--- WHAT YOU WILL DO ---
Beginning with the opening line of the entries, return every line through the one containing "from matplotlib.lines import Line2D", both included, and nothing else. Omit pictures.
+++ SUPPLIED DATA +++
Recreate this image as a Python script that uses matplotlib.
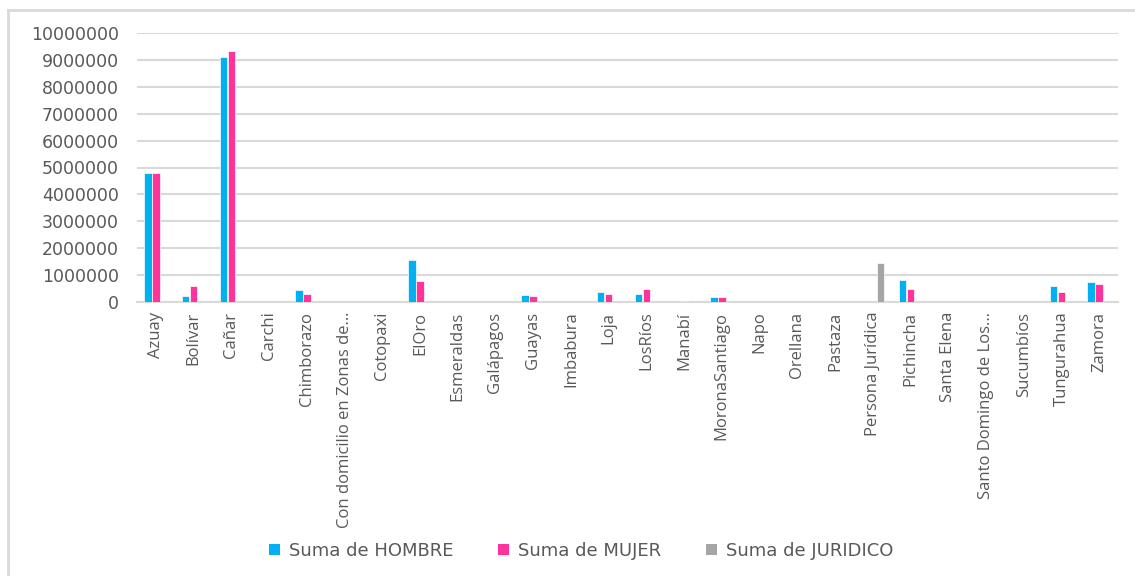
import numpy as np
import matplotlib.pyplot as plt
from matplotlib.patches import Patch
from matplotlib.lines import Line2D

# data
provincias = ["Azuay", "Bolívar", "Cañar", "Carchi", "Chimborazo",
              "Con domicilio en Zonas de…", "Cotopaxi", "ElOro", "Esmeraldas",
              "Galápagos", "Guayas", "Imbabura", "Loja", "LosRíos", "Manabí",
              "MoronaSantiago", "Napo", "Orellana", "Pastaza", "Persona Jurídica",
              "Pichincha", "Santa Elena", "Santo Domingo de Los…", "Sucumbíos",
              "Tungurahua", "Zamora"]
hombre = [4800000, 230000, 9100000, 0, 460000, 0, 0, 1570000, 0, 0,
          270000, 0, 380000, 310000, 0, 200000, 0, 0, 0, 0,
          800000, 0, 0, 0, 590000, 740000]
mujer = [4800000, 580000, 9340000, 0, 310000, 0, 0, 780000, 0, 0,
         240000, 0, 310000, 470000, 50000, 200000, 0, 0, 0, 0,
         470000, 0, 0, 0, 360000, 670000]
juridico = [0, 0, 0, 0, 0, 0, 0, 0, 0, 0,
            0, 0, 0, 0, 0, 0, 0, 0, 0, 1450000,
            0, 0, 0, 0, 0, 0]

series = ["Suma de HOMBRE", "Suma de MUJER", "Suma de JURIDICO"]
colors = ["#00B0F0", "#FF3399", "#A5A5A5"]
text_color = "#595959"
grid_color = "#D9D9D9"

fig = plt.figure(figsize=(11.35, 5.76), dpi=100)
ax = fig.add_axes([137 / 1135, 1 - 302 / 576, (1118 - 137) / 1135, (302 - 33) / 576])

# chart area border (left and top visible)
fig.add_artist(Line2D([8 / 1135, 8 / 1135], [0, 1 - 10 / 576], color=grid_color, lw=2))
fig.add_artist(Line2D([8 / 1135, 1], [1 - 10 / 576, 1 - 10 / 576], color=grid_color, lw=2))

x = np.arange(len(provincias))
w = 0.2
for i, (vals, c) in enumerate(zip([hombre, mujer, juridico], colors)):
    ax.bar(x + (i - 1) * 0.21, vals, width=w, color=c, edgecolor="white",
           linewidth=0.5, zorder=3)

ax.set_xlim(-0.5, len(provincias) - 0.5)
ax.set_ylim(0, 10000000)
ax.set_yticks(np.arange(0, 10000001, 1000000))
ax.set_yticklabels([str(v) for v in range(0, 10000001, 1000000)],
                   family="DejaVu Sans", fontsize=12.5, color=text_color)
ax.yaxis.grid(True, color=grid_color, lw=1.5, zorder=0)
ax.tick_params(axis="y", length=0, pad=13)

ax.set_xticks(x)
ax.set_xticklabels(provincias, rotation=90, family="Open Sans", fontsize=12,
                   color=text_color, va="top", ha="center")
ax.tick_params(axis="x", length=0, pad=7)

for s in ["top", "right", "left"]:
    ax.spines[s].set_visible(False)
ax.spines["bottom"].set_color(grid_color)
ax.spines["bottom"].set_linewidth(1.5)

handles = [Patch(facecolor=c, edgecolor="none") for c in colors]
fig.legend(handles, series, loc="center", bbox_to_anchor=(0.512, 1 - 551 / 576),
           ncol=3, frameon=False, handlelength=0.6, handleheight=0.6,
           handletextpad=0.5, columnspacing=2.5,
           prop={"family": "DejaVu Sans", "size": 13}, labelcolor=text_color)

fig.savefig("out.png", dpi=100)
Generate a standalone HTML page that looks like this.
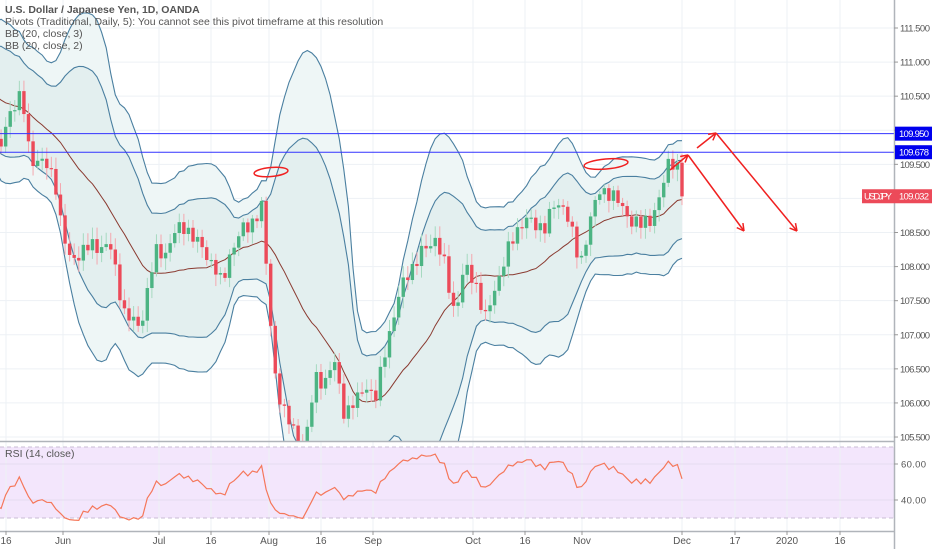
<!DOCTYPE html>
<html><head><meta charset="utf-8">
<style>
html,body{margin:0;padding:0;background:#fff;width:932px;height:550px;overflow:hidden;font-family:"Liberation Sans",sans-serif}
svg{display:block}
svg text{font-family:"Liberation Sans",sans-serif}
</style></head><body>
<svg id="c" width="932" height="550" xmlns="http://www.w3.org/2000/svg"></svg>
<script>
const S=document.getElementById('c');let h='';
const py=p=>28+(111.5-p)*68.17;
const cy=p=>Math.min(445,Math.max(-5,py(p)));
const ry=r=>Math.min(535,Math.max(440,518-(r-30)/40*71));
const xl=[[6,'16'],[63,'Jun'],[159,'Jul'],[211,'16'],[269,'Aug'],[321,'16'],[373,'Sep'],[473,'Oct'],[525,'16'],[582,'Nov'],[682,'Dec'],[735,'17'],[787,'2020'],[840,'16']];
h+='<rect x="0" y="447" width="894" height="71" fill="#f3e6fc"/>';
xl.forEach(a=>{h+=`<line x1="${a[0]}" y1="0" x2="${a[0]}" y2="531" stroke="#edf1f5"/>`});
for(let p=105.5;p<=111.51;p+=0.5){h+=`<line x1="0" y1="${py(p)}" x2="894" y2="${py(p)}" stroke="#edf1f5"/>`}
h+=`<line x1="0" y1="464" x2="894" y2="464" stroke="#e6dcf0"/><line x1="0" y1="500" x2="894" y2="500" stroke="#e6dcf0"/>`;
const anc=[[-95,110.7],[-60,110.9],[-30,110.3],[0,109.7],[10,110.3],[22,110.5],[30,109.6],[45,109.5],[55,109.3],[62,108.5],[70,108.1],[90,108.3],[110,108.3],[125,107.3],[140,107.1],[155,108.2],[165,108.2],[175,108.5],[185,108.6],[195,108.4],[205,108.2],[215,108.0],[222,107.7],[230,108.2],[240,108.5],[250,108.6],[262,108.9],[268,107.6],[276,106.3],[285,105.8],[295,105.6],[305,105.3],[315,106.4],[325,106.3],[335,106.6],[345,105.8],[355,106.0],[365,106.3],[375,106.0],[385,106.8],[395,107.3],[405,107.9],[415,108.0],[425,108.3],[435,108.4],[445,108.0],[455,107.3],[465,108.0],[475,107.8],[485,107.2],[495,107.7],[505,108.1],[515,108.5],[525,108.7],[535,108.6],[545,108.6],[555,108.9],[565,108.9],[575,108.3],[580,108.0],[590,108.7],[600,109.1],[610,109.1],[620,108.9],[630,108.7],[640,108.6],[650,108.7],[660,109.0],[668,109.5],[676,109.6],[682,109.03]];
function interp(x){for(let i=1;i<anc.length;i++){if(x<=anc[i][0]){const a=anc[i-1],b=anc[i];return a[1]+(b[1]-a[1])*(x-a[0])/(b[0]-a[0]);}}return anc[anc.length-1][1];}
const sp=4.57,N=170;const X=[],C=[];
for(let i=0;i<N;i++){const x=682-(N-1-i)*sp;X.push(x);let c=interp(x);if(i<N-1)c+=0.09*Math.sin(i*2.7)+0.05*Math.sin(i*1.3+1);C.push(c);}
const O=[],H=[],L=[];
for(let i=0;i<N;i++){const o=i?C[i-1]:C[0];O.push(o);H.push(Math.max(o,C[i])+0.05+0.12*Math.abs(Math.sin(i*3.1)));L.push(Math.min(o,C[i])-0.05-0.12*Math.abs(Math.cos(i*2.3)));}
const M=[],U2=[],D2=[],U3=[],D3=[],BX=[];
for(let i=19;i<N;i++){let s=0;for(let j=i-19;j<=i;j++)s+=C[j];const m=s/20;let v=0;for(let j=i-19;j<=i;j++)v+=(C[j]-m)**2;const sd=Math.sqrt(v/20);BX.push(X[i]);M.push(m);U2.push(m+2*sd);D2.push(m-2*sd);U3.push(m+3*sd);D3.push(m-3*sd);}
const pl=(A)=>A.map((p,k)=>`${BX[k].toFixed(1)},${cy(p).toFixed(1)}`).join(' ');
const area=(A,B)=>{const a=A.map((p,k)=>`${BX[k].toFixed(1)},${cy(p).toFixed(1)}`);const b=B.map((p,k)=>`${BX[k].toFixed(1)},${cy(p).toFixed(1)}`).reverse();return a.concat(b).join(' ');};
h+='<svg x="0" y="0" width="894" height="441" overflow="hidden">';
h+=`<polygon points="${area(U3,D3)}" fill="#eef6f6"/>`;
h+=`<polygon points="${area(U2,D2)}" fill="#e3efef"/>`;
[U3,D3,U2,D2].forEach(A=>{h+=`<polyline points="${pl(A)}" fill="none" stroke="#4a7fa0" stroke-width="1.1"/>`});
h+=`<polyline points="${pl(M)}" fill="none" stroke="#8a3a30" stroke-width="1"/>`;
for(let i=19;i<N;i++){const x=X[i];const up=C[i]>=O[i];const col=up?'#4cb483':'#ec4a59';const wc=up?'#a6d9c0':'#f4a7ae';
h+=`<line x1="${x}" y1="${cy(H[i])}" x2="${x}" y2="${cy(L[i])}" stroke="${wc}"/>`;
const t=cy(Math.max(O[i],C[i])),b=cy(Math.min(O[i],C[i]));h+=`<rect x="${x-1.7}" y="${t}" width="3.4" height="${Math.max(1.2,b-t)}" fill="${col}"/>`;}
h+='</svg>';
h+=`<line x1="0" y1="${py(109.95)}" x2="894" y2="${py(109.95)}" stroke="#3333ff"/>`;
h+=`<line x1="0" y1="${py(109.678)}" x2="894" y2="${py(109.678)}" stroke="#3333ff"/>`;
h+=`<ellipse cx="271" cy="172" rx="17" ry="4.5" fill="none" stroke="#f02020" stroke-width="1.5" transform="rotate(-5 271 172)"/>`;
h+=`<ellipse cx="606" cy="164" rx="22" ry="5" fill="none" stroke="#f02020" stroke-width="1.5" transform="rotate(-5 606 164)"/>`;
function arrow(x1,y1,x2,y2){const a=Math.atan2(y2-y1,x2-x1),l=8;let s=`<line x1="${x1}" y1="${y1}" x2="${x2}" y2="${y2}" stroke="#f02020" stroke-width="1.5"/>`;[0.5,-0.5].forEach(d=>{s+=`<line x1="${x2}" y1="${y2}" x2="${x2-l*Math.cos(a+d)}" y2="${y2-l*Math.sin(a+d)}" stroke="#f02020" stroke-width="1.5"/>`});return s;}
h+=arrow(670,170,688,155)+arrow(688,155,744,231)+arrow(697,148,716,133)+arrow(716,133,797,231);
h+=`<line x1="0" y1="447" x2="894" y2="447" stroke="#c8bcd4" stroke-dasharray="4,3"/><line x1="0" y1="518" x2="894" y2="518" stroke="#c8bcd4" stroke-dasharray="4,3"/>`;
let ag=0,al=0;const R=[];for(let i=1;i<N;i++){const d=C[i]-C[i-1];const g=Math.max(d,0),lo=Math.max(-d,0);if(i<=14){ag+=g/14;al+=lo/14;}else{ag=(ag*13+g)/14;al=(al*13+lo)/14;}if(i>=19){let r=100-100/(1+ag/(al||1e-9));r=50+(r-50)*0.7;R.push(`${X[i].toFixed(1)},${ry(r).toFixed(1)}`);}}
h+=`<polyline points="${R.join(' ')}" fill="none" stroke="#f5775a" stroke-width="1.2"/>`;
h+=`<line x1="0" y1="441.5" x2="894" y2="441.5" stroke="#b0b4ba" stroke-width="1.5"/>`;
h+=`<line x1="0" y1="531.5" x2="894" y2="531.5" stroke="#b0b4ba" stroke-width="1.5"/>`;
h+=`<line x1="894.5" y1="0" x2="894.5" y2="549" stroke="#b0b4ba" stroke-width="1.5"/>`;
const T=(x,y,s,fill,extra)=>`<text x="${x}" y="${y}" font-size="9.5" fill="${fill}" ${extra||''}>${s}</text>`;
for(let p=105.5;p<=111.51;p+=0.5){const y=py(p);h+=`<line x1="894" y1="${y}" x2="898" y2="${y}" stroke="#999"/>`+T(900,y+3.5,p.toFixed(3),'#555','textLength="30"');}
h+=`<line x1="894" y1="464" x2="898" y2="464" stroke="#999"/>`+T(901,467.5,'60.00','#555','textLength="25"');
h+=`<line x1="894" y1="500" x2="898" y2="500" stroke="#999"/>`+T(901,503.5,'40.00','#555','textLength="25"');
h+=`<rect x="895" y="${py(109.95)-7}" width="37" height="14" fill="#0000ee"/>`+T(899,py(109.95)+3.5,'109.950','#fff','textLength="30"');
h+=`<rect x="895" y="${py(109.678)-7}" width="37" height="14" fill="#0000ee"/>`+T(899,py(109.678)+3.5,'109.678','#fff','textLength="30"');
h+=`<rect x="862" y="${py(109.032)-7}" width="70" height="14" fill="#ec4a59"/>`+T(864,py(109.032)+3.5,'USDJPY','#fff','textLength="28"')+T(899,py(109.032)+3.5,'109.032','#fff','textLength="30"');
xl.forEach(a=>{h+=`<line x1="${a[0]}" y1="531" x2="${a[0]}" y2="535" stroke="#999"/><text x="${a[0]}" y="544" font-size="10" fill="#555" text-anchor="middle">${a[1]}</text>`});
h+=`<text x="5" y="13" font-size="10.5" font-weight="bold" fill="#555">U.S. Dollar / Japanese Yen, 1D, OANDA</text>`;
h+=`<text x="5" y="25" font-size="10.5" fill="#555">Pivots (Traditional, Daily, 5): You cannot see this pivot timeframe at this resolution</text>`;
h+=`<text x="5" y="37" font-size="10.5" fill="#555">BB (20, close, 3)</text><text x="5" y="49" font-size="10.5" fill="#555">BB (20, close, 2)</text>`;
h+=`<text x="5" y="457" font-size="10.5" fill="#555">RSI (14, close)</text>`;
S.innerHTML=h;
</script>
</body></html>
+++
--- EXERCISE ANSWER ---
Recreate this image as a Python script that uses matplotlib.
import numpy as np
import matplotlib.pyplot as plt
from matplotlib.patches import Patch
from matplotlib.lines import Line2D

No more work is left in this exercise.